▸ **Required work**: Without the pictures, set down every line of the data exactly.

+--

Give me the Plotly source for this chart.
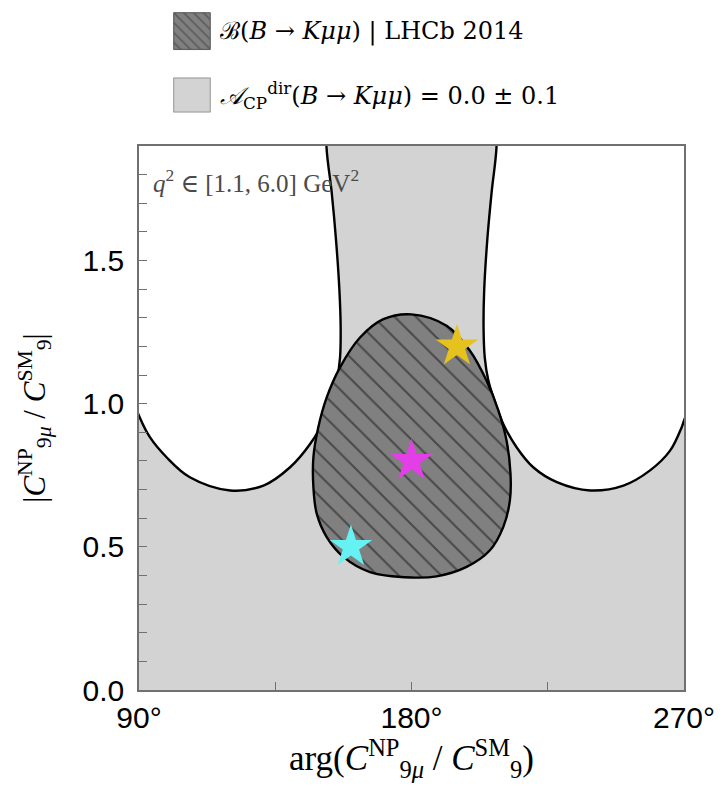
import plotly.graph_objects as go

# ---------------- data ----------------
X_MIN, X_MAX = 90, 270
Y_MIN, Y_MAX = 0.0, 1.9

x_tick_vals = [90, 180, 270]
x_tick_text = ["90°", "180°", "270°"]
y_tick_vals = [0.0, 0.5, 1.0, 1.5]
y_tick_text = ["0.0", "0.5", "1.0", "1.5"]

# boundary of the left region excluded by A_CP^dir (white)
left_arg = [151.9, 153.6, 155.1, 156.2, 156.6, 156.4, 155.3, 153.6, 151.5, 146.5,
            139.9, 131.1, 120.1, 106.8, 99.1, 93.6, 90.0]
left_mod = [1.90, 1.742, 1.568, 1.394, 1.266, 1.161, 1.080, 1.020, 0.950, 0.859,
            0.778, 0.714, 0.697, 0.743, 0.813, 0.883, 0.958]

# boundary of the right region excluded by A_CP^dir (white)
right_arg = [208.1, 206.5, 205.0, 204.0, 203.8, 204.2, 205.4, 207.6, 210.3, 214.7,
             220.2, 228.0, 239.0, 250.0, 258.8, 265.4, 269.2, 270.0]
right_mod = [1.90, 1.742, 1.568, 1.394, 1.266, 1.161, 1.080, 1.005, 0.929, 0.848,
             0.778, 0.726, 0.697, 0.714, 0.767, 0.836, 0.917, 0.941]

# LHCb 2014 branching-ratio allowed region (hatched), closed contour
lhcb_arg = [180.0, 191.6, 199.3, 204.8, 208.7, 211.4, 212.7, 212.5, 210.3, 205.9,
            198.2, 188.3, 180.0, 166.3, 157.5, 152.0, 148.7, 147.6, 147.6, 149.2,
            152.0, 156.4, 163.0, 170.7, 180.0]
lhcb_mod = [1.312, 1.272, 1.185, 1.080, 0.976, 0.871, 0.755, 0.662, 0.569, 0.488,
            0.430, 0.397, 0.393, 0.412, 0.465, 0.534, 0.616, 0.708, 0.813, 0.917,
            1.022, 1.127, 1.231, 1.295, 1.312]

# benchmark points (stars)
star_arg = [195.0, 180.0, 160.0]
star_mod = [1.20, 0.80, 0.50]
star_colors = ["#e6c21e", "#e43fe6", "#66f2f2"]

legend_names = [
    "ℬ(<i>B</i> → <i>Kμμ</i>) | LHCb 2014",
    "<i>𝒜</i><sub>CP</sub><sup>dir</sup>(<i>B</i> → <i>Kμμ</i>) = 0.0 ± 0.1",
]
region_note = "<i>q</i><sup>2</sup> ∈ [1.1, 6.0] GeV<sup>2</sup>"
x_title = "arg(<i>C</i><sup>NP</sup><sub>9<i>μ</i></sub> / <i>C</i><sup>SM</sup><sub>9</sub>)"
y_title = "|<i>C</i><sup>NP</sup><sub>9<i>μ</i></sub> / <i>C</i><sup>SM</sup><sub>9</sub>|"

# ---------------- styling ----------------
LIGHT = "#d3d3d3"
DARK = "#808080"
SERIF = "Liberation Serif, DejaVu Serif, serif"
WIDE_SERIF = "DejaVu Serif, Liberation Serif, serif"
SANS = "Liberation Sans, Arial, sans-serif"
PAD = 0.3  # how far closing corners are pushed outside the visible range

fig = go.Figure()

# white (excluded) regions, closed outside the visible window
fig.add_trace(go.Scatter(
    x=[left_arg[0]] + left_arg + [X_MIN - 10, X_MIN - 10],
    y=[Y_MAX + PAD] + left_mod + [left_mod[-1] + PAD, Y_MAX + PAD],
    mode="lines", line=dict(color="black", width=2.4, shape="spline"),
    fill="toself", fillcolor="white", hoverinfo="skip", showlegend=False))
fig.add_trace(go.Scatter(
    x=[right_arg[0]] + right_arg + [X_MAX + 10, X_MAX + 10],
    y=[Y_MAX + PAD] + right_mod + [right_mod[-1] + PAD, Y_MAX + PAD],
    mode="lines", line=dict(color="black", width=2.4, shape="spline"),
    fill="toself", fillcolor="white", hoverinfo="skip", showlegend=False))

# hatched LHCb region
fig.add_trace(go.Scatter(
    x=lhcb_arg, y=lhcb_mod, mode="lines",
    line=dict(color="black", width=2.4, shape="spline"),
    fill="toself", fillcolor=DARK,
    fillpattern=dict(shape="\\", fgcolor="#111111", bgcolor=DARK, size=15, solidity=0.14),
    hoverinfo="skip", showlegend=False))

# stars
fig.add_trace(go.Scatter(
    x=star_arg, y=star_mod, mode="markers",
    marker=dict(symbol="star", size=32, color=star_colors, line=dict(width=0)),
    showlegend=False))

# ---------------- custom legend boxes (small helper axes) ----------------
fig.add_trace(go.Scatter(
    x=[0, 1, 1, 0, 0], y=[0, 0, 1, 1, 0], xaxis="x2", yaxis="y2", mode="lines",
    line=dict(color="#555555", width=1), fill="toself", fillcolor=DARK,
    fillpattern=dict(shape="\\", fgcolor="#3a3a3a", bgcolor=DARK, size=7, solidity=0.25),
    hoverinfo="skip", showlegend=False))
fig.add_trace(go.Scatter(
    x=[0, 1, 1, 0, 0], y=[0, 0, 1, 1, 0], xaxis="x3", yaxis="y3", mode="lines",
    line=dict(color="#9a9a9a", width=1), fill="toself", fillcolor=LIGHT,
    hoverinfo="skip", showlegend=False))

hidden = dict(range=[-0.02, 1.02], visible=False, fixedrange=True)
box_x = [0.0624, 0.132]

axis_common = dict(
    showline=True, mirror=True, linecolor="#707070", linewidth=1.5,
    showgrid=False, zeroline=False, ticks="inside", ticklen=8,
    tickcolor="#707070", tickwidth=1.2, automargin=False,
    tickfont=dict(family=SANS, size=30, color="black"),
)

fig.update_layout(
    width=723, height=801,
    margin=dict(l=131, r=47, t=2, b=119),
    paper_bgcolor="white", plot_bgcolor=LIGHT,
    xaxis=dict(domain=[0, 1], range=[X_MIN, X_MAX], tickmode="array",
               tickvals=x_tick_vals, ticktext=x_tick_text,
               minor=dict(ticks="inside", ticklen=8, tickcolor="#707070", dtick=45, tick0=90),
               title=dict(text=x_title, font=dict(family=SERIF, size=35, color="black"), standoff=11),
               **axis_common),
    yaxis=dict(domain=[0, 0.8], range=[Y_MIN, Y_MAX], tickmode="array",
               tickvals=y_tick_vals, ticktext=y_tick_text, ticklabelstandoff=7,
               minor=dict(ticks="inside", ticklen=8, tickcolor="#707070", dtick=0.1, tick0=0),
               title=dict(text=y_title, font=dict(family=SERIF, size=31, color="black"), standoff=28),
               **axis_common),
    xaxis2=dict(domain=box_x, anchor="y2", **hidden),
    yaxis2=dict(domain=[0.941, 0.997], anchor="x2", **hidden),
    xaxis3=dict(domain=box_x, anchor="y3", **hidden),
    yaxis3=dict(domain=[0.849, 0.901], anchor="x3", **hidden),
    annotations=[
        dict(text=legend_names[0], xref="paper", yref="paper", x=0.145, y=0.969,
             xanchor="left", yanchor="middle", showarrow=False,
             font=dict(family=WIDE_SERIF, size=24, color="black")),
        dict(text=legend_names[1], xref="paper", yref="paper", x=0.145, y=0.875,
             xanchor="left", yanchor="middle", showarrow=False,
             font=dict(family=WIDE_SERIF, size=24, color="black")),
        dict(text=region_note, xref="x domain", yref="y domain", x=0.022, y=0.935,
             xanchor="left", yanchor="middle", showarrow=False,
             font=dict(family=SERIF, size=25, color="#4a4a4a")),
    ],
)

fig.write_html("out.html")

+--

▸ **Result**:
Give me the Plotly source for this chart.
import plotly.graph_objects as go

# ---------------- data ----------------
X_MIN, X_MAX = 90, 270
Y_MIN, Y_MAX = 0.0, 1.9

x_tick_vals = [90, 180, 270]
x_tick_text = ["90°", "180°", "270°"]
y_tick_vals = [0.0, 0.5, 1.0, 1.5]
y_tick_text = ["0.0", "0.5", "1.0", "1.5"]

# boundary of the left region excluded by A_CP^dir (white)
left_arg = [151.9, 153.6, 155.1, 156.2, 156.6, 156.4, 155.3, 153.6, 151.5, 146.5,
            139.9, 131.1, 120.1, 106.8, 99.1, 93.6, 90.0]
left_mod = [1.90, 1.742, 1.568, 1.394, 1.266, 1.161, 1.080, 1.020, 0.950, 0.859,
            0.778, 0.714, 0.697, 0.743, 0.813, 0.883, 0.958]

# boundary of the right region excluded by A_CP^dir (white)
right_arg = [208.1, 206.5, 205.0, 204.0, 203.8, 204.2, 205.4, 207.6, 210.3, 214.7,
             220.2, 228.0, 239.0, 250.0, 258.8, 265.4, 269.2, 270.0]
right_mod = [1.90, 1.742, 1.568, 1.394, 1.266, 1.161, 1.080, 1.005, 0.929, 0.848,
             0.778, 0.726, 0.697, 0.714, 0.767, 0.836, 0.917, 0.941]

# LHCb 2014 branching-ratio allowed region (hatched), closed contour
lhcb_arg = [180.0, 191.6, 199.3, 204.8, 208.7, 211.4, 212.7, 212.5, 210.3, 205.9,
            198.2, 188.3, 180.0, 166.3, 157.5, 152.0, 148.7, 147.6, 147.6, 149.2,
            152.0, 156.4, 163.0, 170.7, 180.0]
lhcb_mod = [1.312, 1.272, 1.185, 1.080, 0.976, 0.871, 0.755, 0.662, 0.569, 0.488,
            0.430, 0.397, 0.393, 0.412, 0.465, 0.534, 0.616, 0.708, 0.813, 0.917,
            1.022, 1.127, 1.231, 1.295, 1.312]

# benchmark points (stars)
star_arg = [195.0, 180.0, 160.0]
star_mod = [1.20, 0.80, 0.50]
star_colors = ["#e6c21e", "#e43fe6", "#66f2f2"]

legend_names = [
    "ℬ(<i>B</i> → <i>Kμμ</i>) | LHCb 2014",
    "<i>𝒜</i><sub>CP</sub><sup>dir</sup>(<i>B</i> → <i>Kμμ</i>) = 0.0 ± 0.1",
]
region_note = "<i>q</i><sup>2</sup> ∈ [1.1, 6.0] GeV<sup>2</sup>"
x_title = "arg(<i>C</i><sup>NP</sup><sub>9<i>μ</i></sub> / <i>C</i><sup>SM</sup><sub>9</sub>)"
y_title = "|<i>C</i><sup>NP</sup><sub>9<i>μ</i></sub> / <i>C</i><sup>SM</sup><sub>9</sub>|"

# ---------------- styling ----------------
LIGHT = "#d3d3d3"
DARK = "#808080"
SERIF = "Liberation Serif, DejaVu Serif, serif"
WIDE_SERIF = "DejaVu Serif, Liberation Serif, serif"
SANS = "Liberation Sans, Arial, sans-serif"
PAD = 0.3  # how far closing corners are pushed outside the visible range

fig = go.Figure()

# white (excluded) regions, closed outside the visible window
fig.add_trace(go.Scatter(
    x=[left_arg[0]] + left_arg + [X_MIN - 10, X_MIN - 10],
    y=[Y_MAX + PAD] + left_mod + [left_mod[-1] + PAD, Y_MAX + PAD],
    mode="lines", line=dict(color="black", width=2.4, shape="spline"),
    fill="toself", fillcolor="white", hoverinfo="skip", showlegend=False))
fig.add_trace(go.Scatter(
    x=[right_arg[0]] + right_arg + [X_MAX + 10, X_MAX + 10],
    y=[Y_MAX + PAD] + right_mod + [right_mod[-1] + PAD, Y_MAX + PAD],
    mode="lines", line=dict(color="black", width=2.4, shape="spline"),
    fill="toself", fillcolor="white", hoverinfo="skip", showlegend=False))

# hatched LHCb region
fig.add_trace(go.Scatter(
    x=lhcb_arg, y=lhcb_mod, mode="lines",
    line=dict(color="black", width=2.4, shape="spline"),
    fill="toself", fillcolor=DARK,
    fillpattern=dict(shape="\\", fgcolor="#111111", bgcolor=DARK, size=15, solidity=0.14),
    hoverinfo="skip", showlegend=False))

# stars
fig.add_trace(go.Scatter(
    x=star_arg, y=star_mod, mode="markers",
    marker=dict(symbol="star", size=32, color=star_colors, line=dict(width=0)),
    showlegend=False))

# ---------------- custom legend boxes (small helper axes) ----------------
fig.add_trace(go.Scatter(
    x=[0, 1, 1, 0, 0], y=[0, 0, 1, 1, 0], xaxis="x2", yaxis="y2", mode="lines",
    line=dict(color="#555555", width=1), fill="toself", fillcolor=DARK,
    fillpattern=dict(shape="\\", fgcolor="#3a3a3a", bgcolor=DARK, size=7, solidity=0.25),
    hoverinfo="skip", showlegend=False))
fig.add_trace(go.Scatter(
    x=[0, 1, 1, 0, 0], y=[0, 0, 1, 1, 0], xaxis="x3", yaxis="y3", mode="lines",
    line=dict(color="#9a9a9a", width=1), fill="toself", fillcolor=LIGHT,
    hoverinfo="skip", showlegend=False))

hidden = dict(range=[-0.02, 1.02], visible=False, fixedrange=True)
box_x = [0.0624, 0.132]

axis_common = dict(
    showline=True, mirror=True, linecolor="#707070", linewidth=1.5,
    showgrid=False, zeroline=False, ticks="inside", ticklen=8,
    tickcolor="#707070", tickwidth=1.2, automargin=False,
    tickfont=dict(family=SANS, size=30, color="black"),
)

fig.update_layout(
    width=723, height=801,
    margin=dict(l=131, r=47, t=2, b=119),
    paper_bgcolor="white", plot_bgcolor=LIGHT,
    xaxis=dict(domain=[0, 1], range=[X_MIN, X_MAX], tickmode="array",
               tickvals=x_tick_vals, ticktext=x_tick_text,
               minor=dict(ticks="inside", ticklen=8, tickcolor="#707070", dtick=45, tick0=90),
               title=dict(text=x_title, font=dict(family=SERIF, size=35, color="black"), standoff=11),
               **axis_common),
    yaxis=dict(domain=[0, 0.8], range=[Y_MIN, Y_MAX], tickmode="array",
               tickvals=y_tick_vals, ticktext=y_tick_text, ticklabelstandoff=7,
               minor=dict(ticks="inside", ticklen=8, tickcolor="#707070", dtick=0.1, tick0=0),
               title=dict(text=y_title, font=dict(family=SERIF, size=31, color="black"), standoff=28),
               **axis_common),
    xaxis2=dict(domain=box_x, anchor="y2", **hidden),
    yaxis2=dict(domain=[0.941, 0.997], anchor="x2", **hidden),
    xaxis3=dict(domain=box_x, anchor="y3", **hidden),
    yaxis3=dict(domain=[0.849, 0.901], anchor="x3", **hidden),
    annotations=[
        dict(text=legend_names[0], xref="paper", yref="paper", x=0.145, y=0.969,
             xanchor="left", yanchor="middle", showarrow=False,
             font=dict(family=WIDE_SERIF, size=24, color="black")),
        dict(text=legend_names[1], xref="paper", yref="paper", x=0.145, y=0.875,
             xanchor="left", yanchor="middle", showarrow=False,
             font=dict(family=WIDE_SERIF, size=24, color="black")),
        dict(text=region_note, xref="x domain", yref="y domain", x=0.022, y=0.935,
             xanchor="left", yanchor="middle", showarrow=False,
             font=dict(family=SERIF, size=25, color="#4a4a4a")),
    ],
)

fig.write_html("out.html")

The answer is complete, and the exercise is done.